IO from a mapped file vs IO using filestreams


I am working on an application which needs to deal with large amounts of data(in GBs). I don't need all the data at once at any moment of time. It is ok to section the data and work only on(and thus bring it into memory) a section at any given instance.

I have read that most applications which need to manipulate large amounts of data, usually do so by making use of memory mapped files. Reading further about memory mapped files, I found that reading/writing data from/into memory mapped files is faster than normal file IO because we end up using highly optimized page file algorithms for performing the read write.
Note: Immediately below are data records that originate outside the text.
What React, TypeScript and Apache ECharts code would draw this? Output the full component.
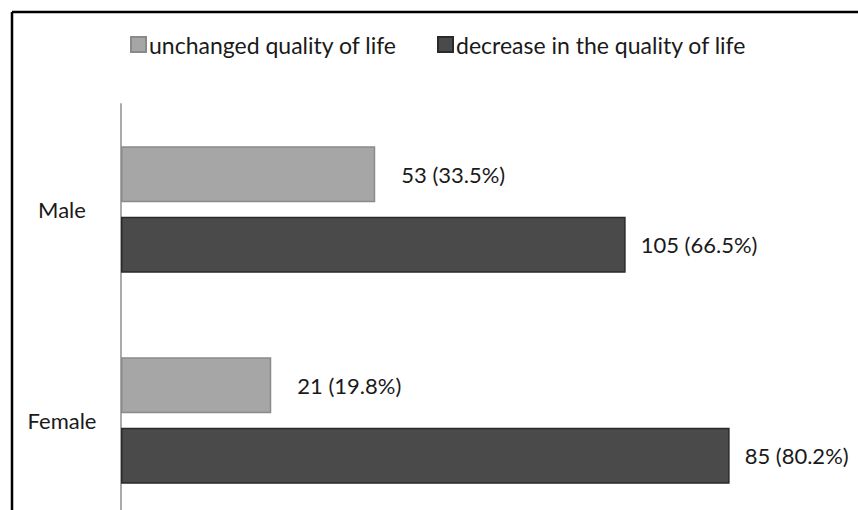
import React, { useEffect, useRef } from "react";
import * as echarts from "echarts";

const categories = ["Male", "Female"];
const unchangedCounts = [53, 21];
const unchangedPct = [33.5, 19.8];
const decreaseCounts = [105, 85];
const decreasePct = [66.5, 80.2];
const seriesNames = ["unchanged quality of life", "decrease in the quality of life"];

const FONT = "Lato, 'Open Sans', sans-serif";

export default function App() {
  const ref = useRef<HTMLDivElement>(null);
  useEffect(() => {
    document.body.style.margin = "0";
    const chart = echarts.init(ref.current!, null, { renderer: "svg" });
    const labelStyle = { fontFamily: FONT, fontSize: 22, color: "#1a1a1a" };
    chart.setOption({
      animation: false,
      backgroundColor: "#fff",
      textStyle: { fontFamily: FONT },
      legend: {
        left: 125,
        top: 28,
        itemWidth: 15,
        itemHeight: 15,
        itemGap: 40,
        icon: "rect",
        textStyle: { ...labelStyle, fontSize: 23, padding: [0, 0, 0, -2] },
        data: seriesNames,
      },
      graphic: [
        { type: "line", shape: { x1: 12, y1: 12, x2: 858, y2: 12 }, style: { stroke: "#000", lineWidth: 2.5 } },
        { type: "line", shape: { x1: 12, y1: 12, x2: 12, y2: 540 }, style: { stroke: "#000", lineWidth: 2.5 } },
      ],
      grid: { left: 121, top: 104, width: 683, height: 422, containLabel: false },
      xAxis: { type: "value", min: 0, max: 90, show: false },
      yAxis: {
        type: "category",
        inverse: true,
        data: categories,
        axisTick: { show: false },
        axisLine: { lineStyle: { color: "#aaaaaa", width: 2 } },
        axisLabel: { ...labelStyle, align: "center", margin: 59 },
      },
      series: [
        {
          name: seriesNames[0],
          type: "bar",
          barWidth: 56,
          barGap: "26%",
          data: unchangedPct,
          itemStyle: { color: "#a6a6a6", borderColor: "#8a8a8a", borderWidth: 1.5 },
          label: {
            show: true,
            position: "right",
            distance: 26,
            ...labelStyle,
            formatter: (p: any) => `${unchangedCounts[p.dataIndex]} (${unchangedPct[p.dataIndex]}%)`,
          },
        },
        {
          name: seriesNames[1],
          type: "bar",
          barWidth: 56,
          data: decreasePct,
          itemStyle: { color: "#4a4a4a", borderColor: "#2a2a2a", borderWidth: 1.5 },
          label: {
            show: true,
            position: "right",
            distance: 15,
            ...labelStyle,
            formatter: (p: any) => `${decreaseCounts[p.dataIndex]} (${decreasePct[p.dataIndex]}%)`,
          },
        },
      ],
    });
    return () => chart.dispose();
  }, []);
  return (
    <div style={{ width: 858, height: 510, overflow: "hidden" }}>
      <div ref={ref} style={{ width: 858, height: 540 }} />
    </div>
  );
}
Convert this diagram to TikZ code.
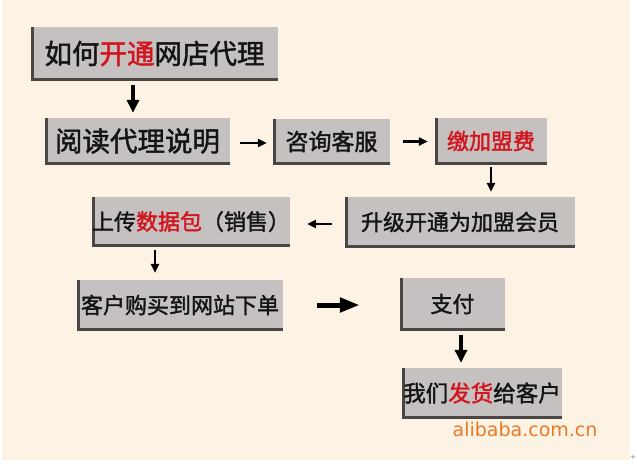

Here are the queries that I have:

  1. How different is using memory mapped files(I am planning to use boost::file_mapping and I am working on windows) for file IO than using file streams?
  2. How much faster can I expect the data read/writes to be in case of memory mapped files when compared to using file streams(on a traditional hard disk 7200 rpm)?
  3. Is memory mapped files the only way to deal with such huge amounts of data? Are there better ways of doing this(considering my use case)?

Solution

  • (Disclaimer: I am the author of proposed Boost.AFIO)

    How different is using memory mapped files(I am planning to use boost::file_mapping and I am working on windows) for file IO than using file streams?

    Grossly simplified answer:

    Memory mapped files do reads in 4Kb chunks lazily i.e. when you first access that 4Kb page. File streams do the read when you ask for the data.

    More accurate answer:

    Memory mapped files give you direct access to the kernel page cache for file i/o. You see exactly what the kernel keeps cached for some open file. Reads and writes are directly to the kernel page cache - one can go no faster for buffered i/o.

    How much faster can I expect the data read/writes to be in case of memory mapped files when compared to using file streams(on a traditional hard disk 7200 rpm)?

    Probably not noticeable. If you benchmark a difference, it's likely confounding factors like differing caching algorithms. A hard drive is so slow it'll always be the dominant factor.

    Now if you were really asking how efficient the two are compared from the point of load on the system, then memory mapped files are likely to be far more efficient. STL iostreams copies memory at least once, plus on Windows most "immediate" i/o is really a memcpy from a small internal memory map configured by the Windows kernel for your process, so that's two memory copies of everything you read, minimum.

    The most efficient of all is always O_DIRECT/FILE_FLAG_NO_BUFFERING with all the gotchas that comes with, but it is very rare you'll write a caching algorithm much better than the operating system's. They have, after all, spent decades tuning their algorithms.

    Is memory mapped files the only way to deal with such huge amounts of data? Are there better ways of doing this(considering my use case)?

    Memory mapped files lets the kernel cache a very large dataset for you using general purpose caching algorithms which make use of all free memory in your system. Generally speaking you will not beat them with your own algorithms for most use cases.